I've meditated for most of my life. I started when I was twenty, having gotten enthused about hatha/raja yoga my junior year in college. So for more than forty years I've been getting up in the morning and meditating in some fashion.
"In some fashion" implies a technique. Indeed, such has been the case.
In fact, until now I've never believed that meditation was possible without a technique. Mostly I've done some form of mantra meditation -- repeating a word, or words, to keep thoughts minimal and attention focused.
I'm aware that there are many other forms of meditation.
What binds these differing approaches together is the word "approach." Just as a technique is a procedure used to accomplish some activity, an approach is similarly instrumental. You're trying to get somewhere, or do something, different from where you are or what you're doing now.
A few days ago I was meditating away. Suddenly a intuition flashed through my brain: I'm tired of techniques.

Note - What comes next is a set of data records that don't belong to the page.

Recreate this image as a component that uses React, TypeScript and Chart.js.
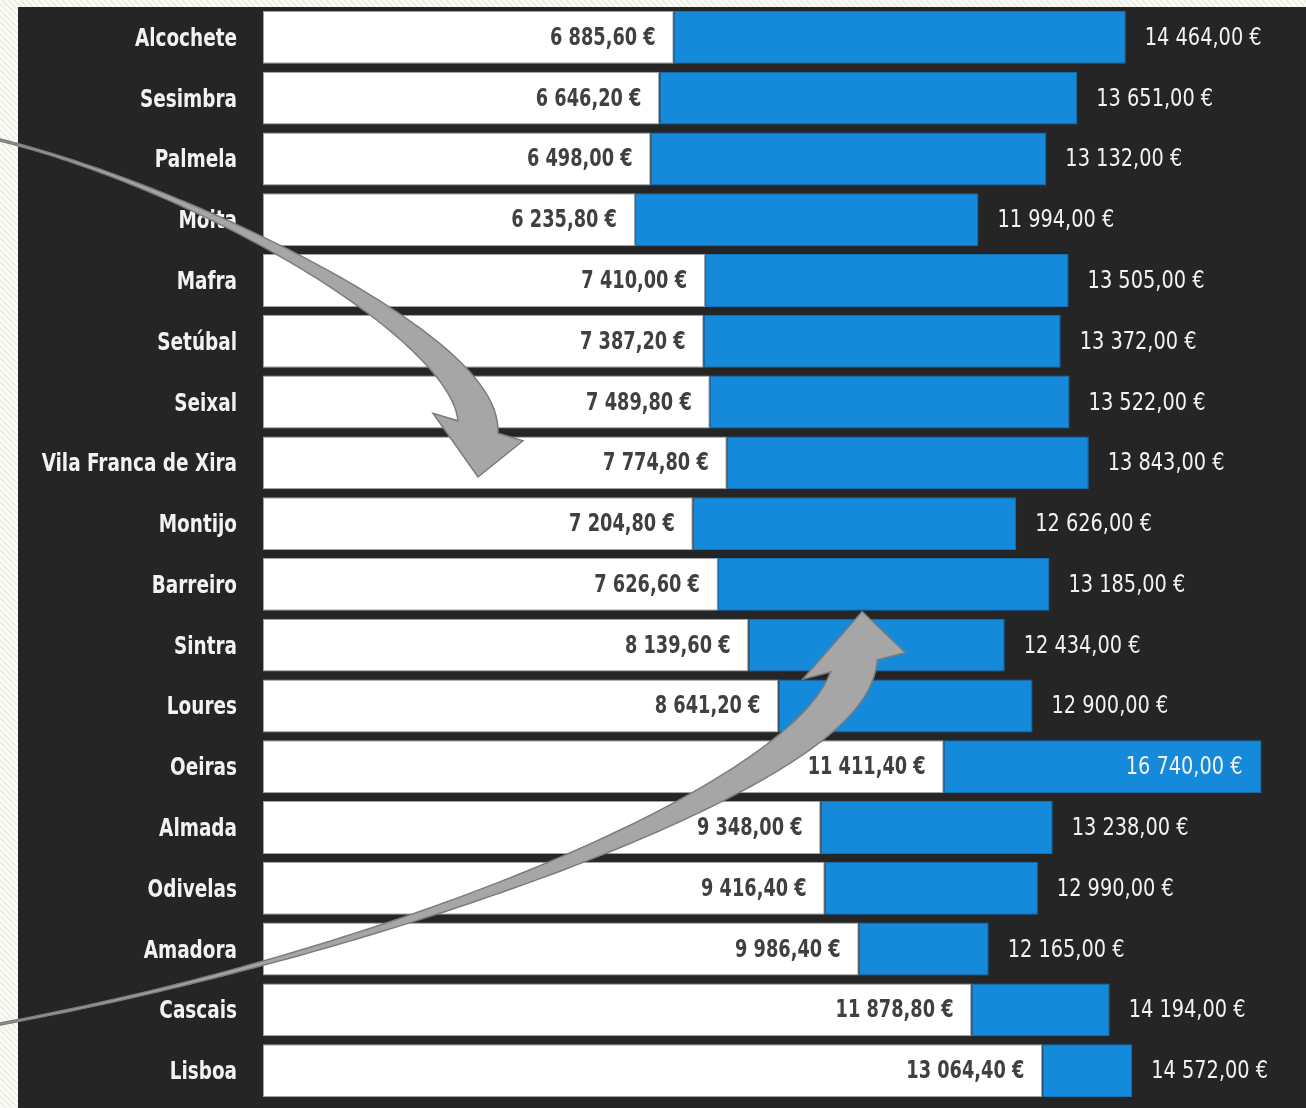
import React, { useEffect, useRef } from "react";
import { Chart, registerables } from "chart.js";

Chart.register(...registerables);

// ---------- data ----------
const categories = [
  "Alcochete", "Sesimbra", "Palmela", "Moita", "Mafra", "Setúbal", "Seixal",
  "Vila Franca de Xira", "Montijo", "Barreiro", "Sintra", "Loures", "Oeiras",
  "Almada", "Odivelas", "Amadora", "Cascais", "Lisboa",
];
const lowerValues = [
  6885.6, 6646.2, 6498.0, 6235.8, 7410.0, 7387.2, 7489.8, 7774.8, 7204.8,
  7626.6, 8139.6, 8641.2, 11411.4, 9348.0, 9416.4, 9986.4, 11878.8, 13064.4,
];
const upperValues = [
  14464, 13651, 13132, 11994, 13505, 13372, 13522, 13843, 12626, 13185,
  12434, 12900, 16740, 13238, 12990, 12165, 14194, 14572,
];
const axisMin = 0;
const axisMax = 17200;

// decorative curved arrows, given in data space (x = €, y = category index)
const arrowDown = {
  p: [[-4409, 1.688], [-1056, 2.511], [3604, 4.979], [3604, 6.41]],
  tailW: 2, endW: 42, barb: 47, head: 50, headRot: 17,
};
const arrowUp = {
  p: [[-4409, 16.232], [2297, 15.015], [9623, 12.217], [9908, 10.342]],
  tailW: 2, endW: 48, barb: 53, head: 55, headRot: -23,
};

const W = 1306;
const H = 1108;
const FONT = "'Liberation Sans Narrow', 'Arial Narrow', 'DejaVu Sans Condensed', 'DejaVu Sans', sans-serif";
const PAD = { left: 18, top: 7, right: 17, bottom: 7 };
const TICK_PAD = 26;
const CAT_SCALE = 0.82;
const LOW_SCALE = 0.79;
const UP_SCALE = 0.86;

function fmtEuro(v: number): string {
  const [i, d] = v.toFixed(2).split(".");
  const g = i.replace(/\B(?=(\d{3})+(?!\d))/g, " ");
  return `${g},${d} €`;
}

function scaledText(ctx: CanvasRenderingContext2D, text: string, x: number, y: number, align: CanvasTextAlign, sx: number) {
  ctx.save();
  ctx.translate(x, y);
  ctx.scale(sx, 1);
  ctx.textAlign = align;
  ctx.fillText(text, 0, 0);
  ctx.restore();
}

const backdrop = {
  id: "backdrop",
  beforeDraw(chart: any) {
    const { ctx, width, height } = chart;
    ctx.save();
    ctx.fillStyle = "#fbfcf8";
    ctx.fillRect(0, 0, width, height);
    ctx.strokeStyle = "#e6eddf";
    ctx.lineWidth = 1.5;
    for (let k = -height; k < width; k += 6) {
      ctx.beginPath();
      ctx.moveTo(k, 0);
      ctx.lineTo(k + height, height);
      ctx.stroke();
    }
    ctx.fillStyle = "#252525";
    ctx.fillRect(PAD.left, PAD.top, width - PAD.left, height - PAD.top);
    ctx.restore();

    // condense the category tick labels drawn by the y axis
    const s = chart.scales.y;
    if (s && !s.__condensed) {
      const orig = s.drawLabels.bind(s);
      s.drawLabels = (area: any) => {
        const c = chart.ctx;
        const ax = s.right - TICK_PAD;
        const savedLeft = s.left;
        s.left = -2000; // widen the label clip area so the condensed text is not cut
        c.save();
        c.translate(ax, 2);
        c.scale(CAT_SCALE, 1);
        c.translate(-ax, 0);
        orig(area);
        c.restore();
        s.left = savedLeft;
      };
      s.__condensed = true;
    }
  },
};

const valueLabels = {
  id: "valueLabels",
  afterDatasetsDraw(chart: any) {
    const { ctx } = chart;
    const xs = chart.scales.x;
    const ys = chart.scales.y;
    ctx.save();
    ctx.textBaseline = "middle";
    categories.forEach((_, i) => {
      const y = ys.getPixelForValue(i) + 1;
      // lower value, inside end of white bar
      ctx.font = `bold 25px ${FONT}`;
      ctx.fillStyle = "#404040";
      scaledText(ctx, fmtEuro(lowerValues[i]), xs.getPixelForValue(lowerValues[i]) - 18, y, "right", LOW_SCALE);
      // upper value, outside end of blue bar (inside if no room)
      ctx.font = `25px ${FONT}`;
      ctx.fillStyle = "#f2f2f2";
      const t = fmtEuro(upperValues[i]);
      const xe = xs.getPixelForValue(upperValues[i]);
      const w = ctx.measureText(t).width * UP_SCALE;
      if (xe + 19 + w > chart.width - 4) {
        scaledText(ctx, t, xe - 19, y, "right", UP_SCALE);
      } else {
        scaledText(ctx, t, xe + 19, y, "left", UP_SCALE);
      }
    });
    ctx.restore();
  },
};

function rot(v: number[], deg: number): number[] {
  const a = (deg * Math.PI) / 180;
  const c = Math.cos(a), s = Math.sin(a);
  return [v[0] * c - v[1] * s, v[0] * s + v[1] * c];
}

function drawArrow(ctx: CanvasRenderingContext2D, chart: any, a: any) {
  const xs = chart.scales.x;
  const ys = chart.scales.y;
  const P = a.p.map(([v, c]: number[]) => [xs.getPixelForValue(v), ys.getPixelForValue(c)]);
  const bez = (t: number) => {
    const u = 1 - t;
    const b0 = u * u * u, b1 = 3 * u * u * t, b2 = 3 * u * t * t, b3 = t * t * t;
    return [
      b0 * P[0][0] + b1 * P[1][0] + b2 * P[2][0] + b3 * P[3][0],
      b0 * P[0][1] + b1 * P[1][1] + b2 * P[2][1] + b3 * P[3][1],
    ];
  };
  const der = (t: number) => {
    const u = 1 - t;
    const dx = 3 * (u * u * (P[1][0] - P[0][0]) + 2 * u * t * (P[2][0] - P[1][0]) + t * t * (P[3][0] - P[2][0]));
    const dy = 3 * (u * u * (P[1][1] - P[0][1]) + 2 * u * t * (P[2][1] - P[1][1]) + t * t * (P[3][1] - P[2][1]));
    const l = Math.hypot(dx, dy) || 1;
    return [dx / l, dy / l];
  };
  const N = 100;
  const left: number[][] = [];
  const right: number[][] = [];
  for (let k = 0; k <= N; k++) {
    const t = k / N;
    const [x, y] = bez(t);
    const [dx, dy] = der(t);
    const n = rot([-dy, dx], a.headRot * Math.pow(t, 6));
    const hw = a.tailW / 2 + (a.endW / 2 - a.tailW / 2) * t * t;
    left.push([x + n[0] * hw, y + n[1] * hw]);
    right.push([x - n[0] * hw, y - n[1] * hw]);
  }
  const [ex, ey] = bez(1);
  const [dx, dy] = der(1);
  const n = rot([-dy, dx], a.headRot);
  ctx.save();
  ctx.beginPath();
  ctx.moveTo(left[0][0], left[0][1]);
  left.forEach((p) => ctx.lineTo(p[0], p[1]));
  ctx.lineTo(ex + n[0] * a.barb, ey + n[1] * a.barb);
  ctx.lineTo(ex + dx * a.head, ey + dy * a.head);
  ctx.lineTo(ex - n[0] * a.barb, ey - n[1] * a.barb);
  for (let k = right.length - 1; k >= 0; k--) ctx.lineTo(right[k][0], right[k][1]);
  ctx.closePath();
  ctx.fillStyle = "#a6a6a6";
  ctx.fill();
  ctx.lineWidth = 1.5;
  ctx.strokeStyle = "#7c7c7c";
  ctx.lineJoin = "miter";
  ctx.stroke();
  ctx.restore();
}

const arrows = {
  id: "arrows",
  afterDraw(chart: any) {
    drawArrow(chart.ctx, chart, arrowDown);
    drawArrow(chart.ctx, chart, arrowUp);
  },
};

export default function App() {
  const ref = useRef<HTMLCanvasElement | null>(null);
  useEffect(() => {
    if (!ref.current) return;
    const chart = new Chart(ref.current, {
      type: "bar",
      data: {
        labels: categories,
        datasets: [
          {
            label: "Mínimo",
            data: lowerValues.map((v) => [0, v]),
            backgroundColor: "#ffffff",
            borderColor: "#a3a3a3",
            borderWidth: 1,
            borderSkipped: false,
            grouped: false,
            order: 1,
          } as any,
          {
            label: "Máximo",
            data: lowerValues.map((v, i) => [v, upperValues[i]]),
            backgroundColor: "#158ADB",
            borderColor: "#1273BD",
            borderWidth: 1,
            borderSkipped: false,
            grouped: false,
            order: 2,
          } as any,
        ],
      },
      options: {
        indexAxis: "y",
        responsive: false,
        animation: false,
        events: [],
        layout: { padding: PAD },
        datasets: { bar: { barPercentage: 0.87, categoryPercentage: 1 } },
        plugins: { legend: { display: false }, tooltip: { enabled: false } },
        scales: {
          x: { display: false, min: axisMin, max: axisMax },
          y: {
            grid: { display: false, drawTicks: false },
            border: { display: false },
            ticks: {
              autoSkip: false,
              color: "#f2f2f2",
              padding: TICK_PAD,
              font: { family: FONT, size: 25, weight: "bold" },
            },
            afterFit(s: any) {
              s.width = 245;
              s.paddingTop = 0;
              s.paddingBottom = 0;
            },
          },
        },
      } as any,
      plugins: [backdrop, valueLabels, arrows],
    });
    return () => chart.destroy();
  }, []);
  return (
    <div style={{ position: "fixed", left: 0, top: 0, width: W, height: H, overflow: "hidden" }}>
      <canvas ref={ref} width={W} height={H} style={{ display: "block", width: W, height: H }} />
    </div>
  );
}
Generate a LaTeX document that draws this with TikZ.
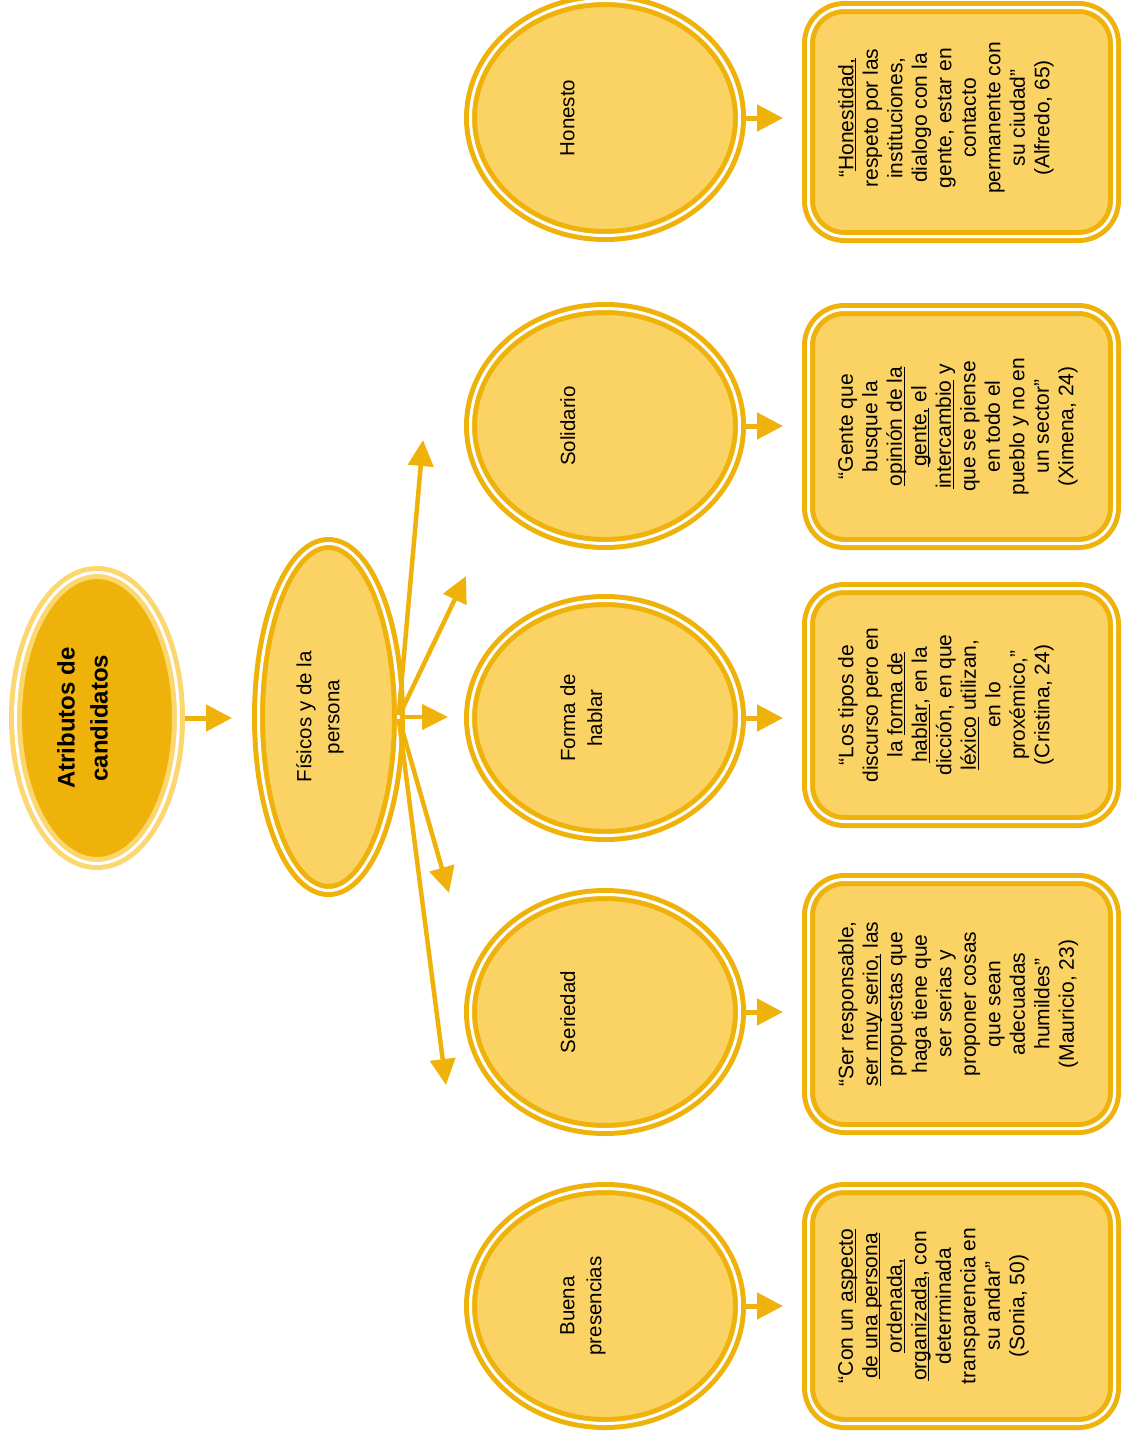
\documentclass[tikz,border=0pt]{standalone}
\usepackage{fontspec}
\setmainfont{Liberation Sans}
\usetikzlibrary{arrows.meta,shapes.geometric}
\newsavebox\ulbox
\newcommand{\uln}[1]{\sbox\ulbox{#1}\rlap{\rule[-3pt]{\wd\ulbox}{1.3pt}}\usebox\ulbox}
\definecolor{gold}{RGB}{239,178,11}
\definecolor{lightfill}{RGB}{250,211,100}
\definecolor{pale}{RGB}{252,214,110}
\tikzset{
 ring/.style={ellipse, inner sep=0pt, outer sep=0pt, draw=gold, double=white, double distance=3pt, line width=5pt, fill=lightfill},
 rootring/.style={ellipse, inner sep=0pt, outer sep=0pt, draw=pale, double=white, double distance=3pt, line width=5pt, fill=gold},
 lvlring/.style={ring, minimum width=269pt, minimum height=235pt},
 qbox/.style={rectangle, rounded corners=36pt, inner sep=0pt, outer sep=0pt, draw=gold, double=white, double distance=3pt, line width=5pt, fill=lightfill, minimum width=306pt},
 roottext/.style={rotate=90, anchor=north, align=center, inner sep=0pt, font=\bfseries\fontsize{24}{33}\selectfont},
 fistext/.style={rotate=90, anchor=north, align=center, inner sep=0pt, font=\fontsize{20.5}{28}\selectfont},
 lvltext/.style={rotate=90, anchor=north, align=center, inner sep=0pt, font=\fontsize{20.5}{27}\selectfont},
 qtext/.style={rotate=90, anchor=north, align=center, inner sep=0pt, font=\fontsize{21}{24.5}\selectfont},
 arr/.style={draw=gold, line width=5pt, -{Triangle[length=26pt,width=26pt]}},
 fan/.style={draw=gold, line width=4.5pt, shorten <=2pt, -{Triangle[length=26pt,width=25pt]}},
}
\begin{document}
\begin{tikzpicture}[x=1pt,y=-1pt]
\useasboundingbox (0,0) rectangle (1123,1443);

% root and second level
\node[rootring, minimum width=163pt, minimum height=291pt] (root) at (97,718) {};
\node[roottext] (rootT) at (57,718) {Atributos de\\candidatos};

\node[ring, minimum width=140pt, minimum height=347pt] (fis) at (328.5,717) {};
\node[fistext] (fisT) at (296,717) {Físicos y de la\\persona};

% level 2 ellipses
\node[lvlring] (hon) at (605,118) {};
\node[lvltext] (honT) at (560,118) {Honesto};
\node[lvlring] (sol) at (605,426) {};
\node[lvltext] (solT) at (560,426) {Solidario};
\node[lvlring] (for) at (605,718) {};
\node[lvltext] (forT) at (560,718) {Forma de\\hablar};
\node[lvlring] (ser) at (605,1012) {};
\node[lvltext] (serT) at (560,1012) {Seriedad};
\node[lvlring] (bue) at (605,1306) {};
\node[lvltext] (bueT) at (560,1306) {Buena\\presencias};

% quote boxes
\node[qbox, minimum height=229pt] (b1) at (961.5,122) {};
\node[qtext] (b1T) at (838,118) {“\uln{Honestidad,}\\respeto por las\\instituciones,\\dialogo con la\\gente, estar en\\contacto\\permanente con\\su ciudad”\\(Alfredo, 65)};

\node[qbox, minimum height=234pt] (b2) at (961.5,426.5) {};
\node[qtext] (b2T) at (838,426.5) {“Gente que\\busque la\\\uln{opinión de la}\\\uln{gente,} el\\\uln{intercambio} y\\que se piense\\en todo el\\pueblo y no en\\un sector”\\(Ximena, 24)};

\node[qbox, minimum height=233pt] (b3) at (961.5,705) {};
\node[qtext] (b3T) at (838,705) {“Los tipos de\\discurso pero en\\la \uln{forma de}\\\uln{hablar}, en la\\dicción, en que\\\uln{léxico} utilizan,\\en lo\\proxémico,”\\(Cristina, 24)};

\node[qbox, minimum height=249pt] (b4) at (961.5,1004) {};
\node[qtext] (b4T) at (838,1004) {“Ser responsable,\\\uln{ser muy serio,} las\\propuestas que\\haga tiene que\\ser serias y\\proponer cosas\\que sean\\adecuadas\\humildes”\\(Mauricio, 23)};

\node[qbox, minimum height=235pt] (b5) at (961.5,1306) {};
\node[qtext] (b5T) at (838,1306) {“Con un \uln{aspecto}\\\uln{de una persona}\\\uln{ordenada,}\\\uln{organizada}, con\\determinada\\transparencia en\\su andar”\\(Sonia, 50)};

% connectors
\draw[arr, shorten <=6.5pt, shorten >=26.5pt] (root.east) -- (root.east -| fis.west);

\coordinate (f1) at (423,440);
\coordinate (f2) at (466,576);
\coordinate (f3) at (448,717);
\coordinate (f4) at (449,893);
\coordinate (f5) at (446,1085);
\draw[fan] (fis.east) -- (f1);
\draw[fan] (fis.east) -- (f2);
\draw[fan] (fis.east) -- (f3);
\draw[fan] (fis.east) -- (f4);
\draw[fan] (fis.east) -- (f5);

\draw[arr, shorten <=6.5pt, shorten >=25.5pt] (hon.east) -- (hon.east -| b1.west);
\draw[arr, shorten <=6.5pt, shorten >=25.5pt] (sol.east) -- (sol.east -| b2.west);
\draw[arr, shorten <=6.5pt, shorten >=25.5pt] (for.east) -- (for.east -| b3.west);
\draw[arr, shorten <=6.5pt, shorten >=25.5pt] (ser.east) -- (ser.east -| b4.west);
\draw[arr, shorten <=6.5pt, shorten >=25.5pt] (bue.east) -- (bue.east -| b5.west);
\end{tikzpicture}
\end{document}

For me, meditation always has had a "because" attached to it in one way or another. I've meditated because I thought it would help clear my karmas. I've meditated because I believed it would enable me to leave materiality and enter spiritual realms of creation. I've meditated because it's supposed to be good for the aging brain. I've meditated to relax.
What I've never done was simply view meditation as another life experience. In the morning I drink coffee, eat cereal, take a shower, brush my teeth, read the newspaper, and do other stuff.
Such as meditate.
I don't consider that I have a technique or an approach to doing my other morning activities. I mean, in one sense I do, because my way of making oatmeal is different from anyone else's, since I'm me and everyone else is who they are.
But I don't keep thinking, "I've got to find a better way of making oatmeal; I'm not getting enough out of my oatmeal making; I need to perfect my technique, my approach to this."
I just do it. I measure some quick oats into a bowl, add a certain amount of water, put the bowl in a microwave oven for 90 seconds, and voila, oatmeal.
What struck me when I thought "I'm tired of techniques" is that I no longer wanted meditation to be something separate from my everyday life. I now saw it as simply something pleasant that I did in the morning -- a time when I paid a bit more attention than usual to what I was experiencing, because my experience was quieter, calmer, more inward rather than outward.
So I've been enjoying doing even less than usual when I meditate. Sometimes, nothing at all.
(Yeah, I know, there's a word for this in Buddhist practice: mindfulness. Also in Zen practice: Shikantaza. I just prefer the notion of "doing nothing," as it seems more honest and natural.)
Life goes on even when I'm not out to do anything special. I still breathe in and out. My body still feels a certain way. I'm aware of sights, sounds, and other sensations -- or the lack thereof. Increasingly, this seems like the best mantra for me to repeat: life.
There's no effort required to be aware of my living. There's no special technique needed to be more attuned to reality. In fact, approaches like mentally repeating a mantra now strike me as reality-denying, because they add something distractingly extra to what is naturally present.
I haven't made a total transition to technique-less meditation yet. Old habits are hard to give up. I still enjoy counting my breaths in some fashion, or repeating a simple one-syllable mantra to concentrate my mind.
However, I'm starting to see the appeal of not separating meditation from other activities of everyday life, of simlply being aware of where I am and what I'm experiencing when I'm in my meditation area, just as I do when I'm doing something else during my day.
(Weird...and also not. I just Googled "meditation nothing special" to see if I could find a link to end this post with. What popped up as the first of 2,080,000 results? A post I wrote last year.)
Maybe I should pay more attention to myself, since I seem to know a lot about what I'm interested in.